# start of Given material
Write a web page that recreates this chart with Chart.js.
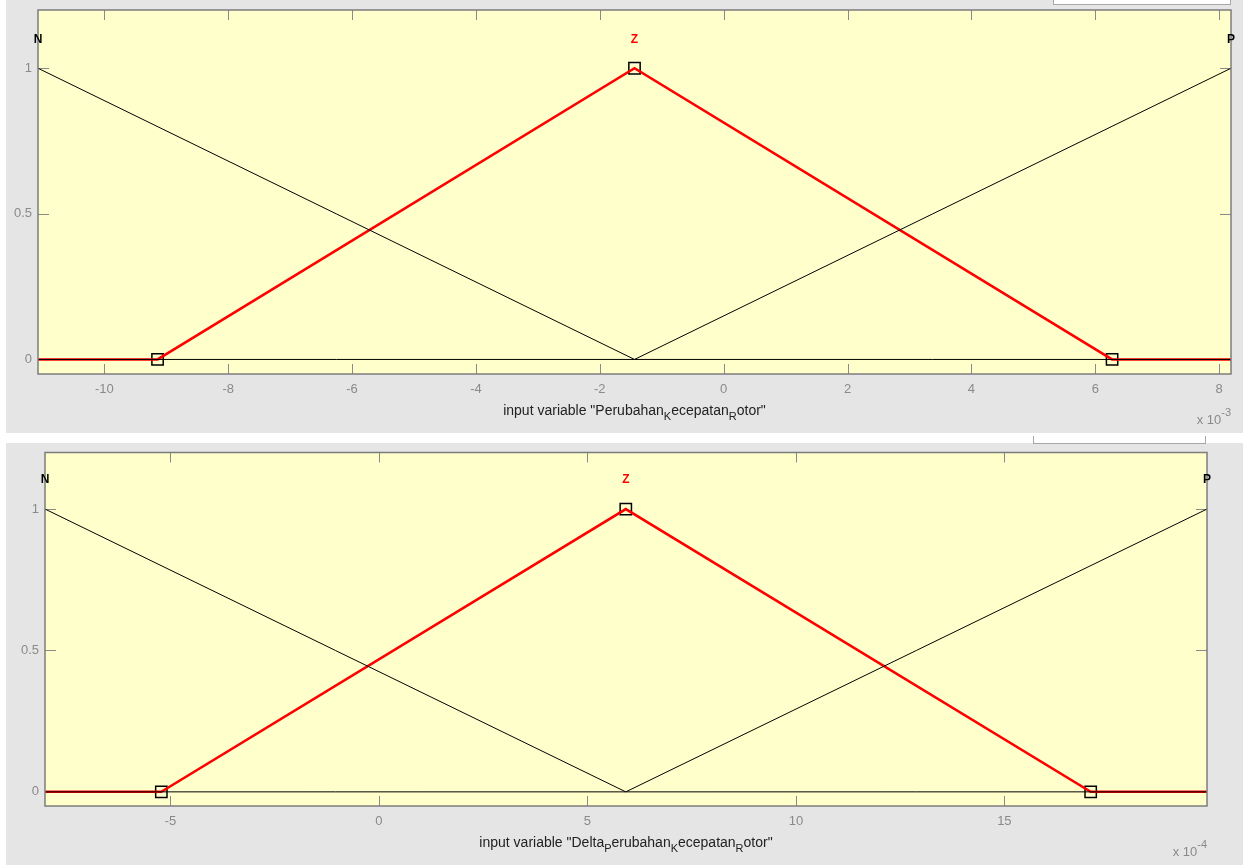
<!DOCTYPE html>
<html>
<head>
<meta charset="utf-8">
<script src="https://cdn.jsdelivr.net/npm/chart.js@4"></script>
<style>
  body { margin: 0; background: #fff; width: 1243px; height: 865px; position: relative; overflow: hidden; }
  .panel { position: absolute; left: 6px; width: 1237px; background: #e5e5e5; }
  #pan1 { top: 0; height: 433px; }
  #pan2 { top: 443px; height: 422px; }
  .panel canvas { position: absolute; left: 0; top: 0; }
  .box { position: absolute; background: #fff; border: 1px solid #a8a8a8; border-top: none; z-index: 2; }
</style>
</head>
<body>
<div class="panel" id="pan1"><canvas id="chart1" width="1237" height="433"></canvas></div>
<div class="panel" id="pan2"><canvas id="chart2" width="1237" height="422"></canvas></div>
<div class="box" style="left:1053px;top:-4px;width:176px;height:8px"></div>
<div class="box" style="left:1033px;top:436px;width:171px;height:7px"></div>
<script>
// shared
const yTicks = [0, 0.5, 1];
const yRange = [-0.05, 1.2];
const mfNames = ['N', 'Z', 'P'];

// top panel, x in units of 1e-3
const x1Range = [-11.07, 8.19];
const x1Ticks = [-10, -8, -6, -4, -2, 0, 2, 4, 6, 8];
const n1X = [-11.07, -1.44, 8.19], n1Y = [1, 0, 0];
const z1X = [-11.07, -9.14, -1.44, 6.27, 8.19], z1Y = [0, 0, 1, 0, 0];
const p1X = [-11.07, -1.44, 8.19], p1Y = [0, 0, 1];
const z1MarkX = [-9.14, -1.44, 6.27], z1MarkY = [0, 1, 0];
const title1 = [['input variable "Perubahan', 0], ['K', 1], ['ecepatan', 0], ['R', 1], ['otor"', 0]];
const exp1 = '-3';

// bottom panel, x in units of 1e-4
const x2Range = [-8.01, 19.86];
const x2Ticks = [-5, 0, 5, 10, 15];
const n2X = [-8.01, 5.92, 19.86], n2Y = [1, 0, 0];
const z2X = [-8.01, -5.22, 5.92, 17.07, 19.86], z2Y = [0, 0, 1, 0, 0];
const p2X = [-8.01, 5.92, 19.86], p2Y = [0, 0, 1];
const z2MarkX = [-5.22, 5.92, 17.07], z2MarkY = [0, 1, 0];
const title2 = [['input variable "Delta', 0], ['P', 1], ['erubahan', 0], ['K', 1], ['ecepatan', 0], ['R', 1], ['otor"', 0]];
const exp2 = '-4';

const FONT = '"Liberation Sans", Arial, sans-serif';
const GRAY = '#8a8a8a';

const pts = (xs, ys) => xs.map((x, i) => ({ x, y: ys[i] }));

const matlabAxes = {
  id: 'matlabAxes',
  beforeDraw(chart) {
    const { ctx, chartArea: a } = chart;
    ctx.save();
    ctx.fillStyle = '#ffffcc';
    ctx.fillRect(a.left, a.top, a.width, a.height);
    ctx.restore();
  },
  beforeDatasetsDraw(chart) {
    const { ctx, chartArea: a, scales } = chart;
    ctx.save();
    ctx.strokeStyle = GRAY;
    ctx.lineWidth = 1;
    ctx.beginPath();
    scales.x.ticks.forEach(t => {
      const px = Math.round(scales.x.getPixelForValue(t.value)) + 0.5;
      ctx.moveTo(px, a.bottom); ctx.lineTo(px, a.bottom - 10);
      ctx.moveTo(px, a.top); ctx.lineTo(px, a.top + 10);
    });
    scales.y.ticks.forEach(t => {
      const py = Math.round(scales.y.getPixelForValue(t.value)) + 0.5;
      ctx.moveTo(a.left, py); ctx.lineTo(a.left + 11, py);
      ctx.moveTo(a.right, py); ctx.lineTo(a.right - 11, py);
    });
    ctx.stroke();
    ctx.restore();
  },
  afterDraw(chart, args, opts) {
    const { ctx, chartArea: a, scales } = chart;
    ctx.save();
    ctx.strokeStyle = '#7c7c7c';
    ctx.lineWidth = 1.5;
    ctx.strokeRect(a.left, a.top, a.width, a.height);

    // membership function names above the peaks
    ctx.font = 'bold 12px ' + FONT;
    ctx.textAlign = 'center';
    ctx.textBaseline = 'middle';
    const yLab = scales.y.getPixelForValue(1) - 29;
    opts.peaks.forEach((x, i) => {
      ctx.fillStyle = mfNames[i] === 'Z' ? '#ff0000' : '#000';
      ctx.fillText(mfNames[i], scales.x.getPixelForValue(x), yLab);
    });

    // axis title with subscripts
    ctx.textAlign = 'left';
    ctx.textBaseline = 'alphabetic';
    const big = '14px ' + FONT, small = '11px ' + FONT;
    let total = 0;
    opts.title.forEach(([s, sub]) => { ctx.font = sub ? small : big; total += ctx.measureText(s).width; });
    let x = (a.left + a.right) / 2 - total / 2;
    const base = a.bottom + 41;
    ctx.fillStyle = '#222';
    opts.title.forEach(([s, sub]) => {
      ctx.font = sub ? small : big;
      ctx.fillText(s, x, base + (sub ? 5 : 0));
      x += ctx.measureText(s).width;
    });

    // exponent label
    ctx.fillStyle = GRAY;
    ctx.font = small;
    const ew = ctx.measureText(opts.exp).width;
    ctx.textAlign = 'right';
    ctx.fillText(opts.exp, a.right, a.bottom + 42);
    ctx.font = '13px ' + FONT;
    ctx.fillText('x 10', a.right - ew, a.bottom + 50);
    ctx.restore();
  }
};

function makePanel(id, xRange, xTicks, sets, peaks, title, exp, padTop, yWidth, padRight) {
  return new Chart(document.getElementById(id), {
    type: 'line',
    data: {
      datasets: [
        { data: sets[0], borderColor: '#000', borderWidth: 1, pointRadius: 0 },
        { data: sets[1], borderColor: '#000', borderWidth: 1, pointRadius: 0 },
        { data: sets[2], borderColor: '#ff0000', borderWidth: 2.5, pointRadius: 0 },
        { data: sets[3], showLine: false, pointStyle: 'rect', pointRadius: 8,
          pointBorderColor: '#000', pointBorderWidth: 1.5, pointBackgroundColor: 'rgba(0,0,0,0)' }
      ]
    },
    options: {
      responsive: false,
      animation: false,
      layout: { padding: { top: padTop, right: padRight, left: 0, bottom: 0 } },
      plugins: {
        legend: { display: false },
        tooltip: { enabled: false },
        matlabAxes: { peaks, title, exp }
      },
      scales: {
        x: {
          type: 'linear', min: xRange[0], max: xRange[1],
          afterBuildTicks: s => { s.ticks = xTicks.map(v => ({ value: v })); },
          afterFit: s => { s.height = 59; s.paddingLeft = 0; s.paddingRight = 0; },
          grid: { display: false, drawTicks: false },
          border: { display: false },
          ticks: { color: GRAY, font: { size: 13, family: FONT }, padding: 8, maxRotation: 0, autoSkip: false, callback: v => String(v) }
        },
        y: {
          type: 'linear', min: yRange[0], max: yRange[1],
          afterBuildTicks: s => { s.ticks = yTicks.map(v => ({ value: v })); },
          afterFit: s => { s.width = yWidth; s.paddingTop = 0; s.paddingBottom = 0; },
          grid: { display: false, drawTicks: false },
          border: { display: false },
          ticks: { color: GRAY, font: { size: 13, family: FONT }, padding: 6, callback: v => String(v) }
        }
      }
    },
    plugins: [matlabAxes]
  });
}

makePanel('chart1', x1Range, x1Ticks,
  [pts(n1X, n1Y), pts(p1X, p1Y), pts(z1X, z1Y), pts(z1MarkX, z1MarkY)],
  [n1X[0], z1X[2], p1X[2]], title1, exp1, 10, 32, 12);

makePanel('chart2', x2Range, x2Ticks,
  [pts(n2X, n2Y), pts(p2X, p2Y), pts(z2X, z2Y), pts(z2MarkX, z2MarkY)],
  [n2X[0], z2X[2], p2X[2]], title2, exp2, 7, 39, 36);
</script>
</body>
</html>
# end of Given material
**Problem to solve**
In the data above, please extract the lines from the first one through the line with "const exp1 = '-3';", exactly, and keep pictures out.

**Response to the task**
Write a web page that recreates this chart with Chart.js.
<!DOCTYPE html>
<html>
<head>
<meta charset="utf-8">
<script src="https://cdn.jsdelivr.net/npm/chart.js@4"></script>
<style>
  body { margin: 0; background: #fff; width: 1243px; height: 865px; position: relative; overflow: hidden; }
  .panel { position: absolute; left: 6px; width: 1237px; background: #e5e5e5; }
  #pan1 { top: 0; height: 433px; }
  #pan2 { top: 443px; height: 422px; }
  .panel canvas { position: absolute; left: 0; top: 0; }
  .box { position: absolute; background: #fff; border: 1px solid #a8a8a8; border-top: none; z-index: 2; }
</style>
</head>
<body>
<div class="panel" id="pan1"><canvas id="chart1" width="1237" height="433"></canvas></div>
<div class="panel" id="pan2"><canvas id="chart2" width="1237" height="422"></canvas></div>
<div class="box" style="left:1053px;top:-4px;width:176px;height:8px"></div>
<div class="box" style="left:1033px;top:436px;width:171px;height:7px"></div>
<script>
// shared
const yTicks = [0, 0.5, 1];
const yRange = [-0.05, 1.2];
const mfNames = ['N', 'Z', 'P'];

// top panel, x in units of 1e-3
const x1Range = [-11.07, 8.19];
const x1Ticks = [-10, -8, -6, -4, -2, 0, 2, 4, 6, 8];
const n1X = [-11.07, -1.44, 8.19], n1Y = [1, 0, 0];
const z1X = [-11.07, -9.14, -1.44, 6.27, 8.19], z1Y = [0, 0, 1, 0, 0];
const p1X = [-11.07, -1.44, 8.19], p1Y = [0, 0, 1];
const z1MarkX = [-9.14, -1.44, 6.27], z1MarkY = [0, 1, 0];
const title1 = [['input variable "Perubahan', 0], ['K', 1], ['ecepatan', 0], ['R', 1], ['otor"', 0]];
const exp1 = '-3';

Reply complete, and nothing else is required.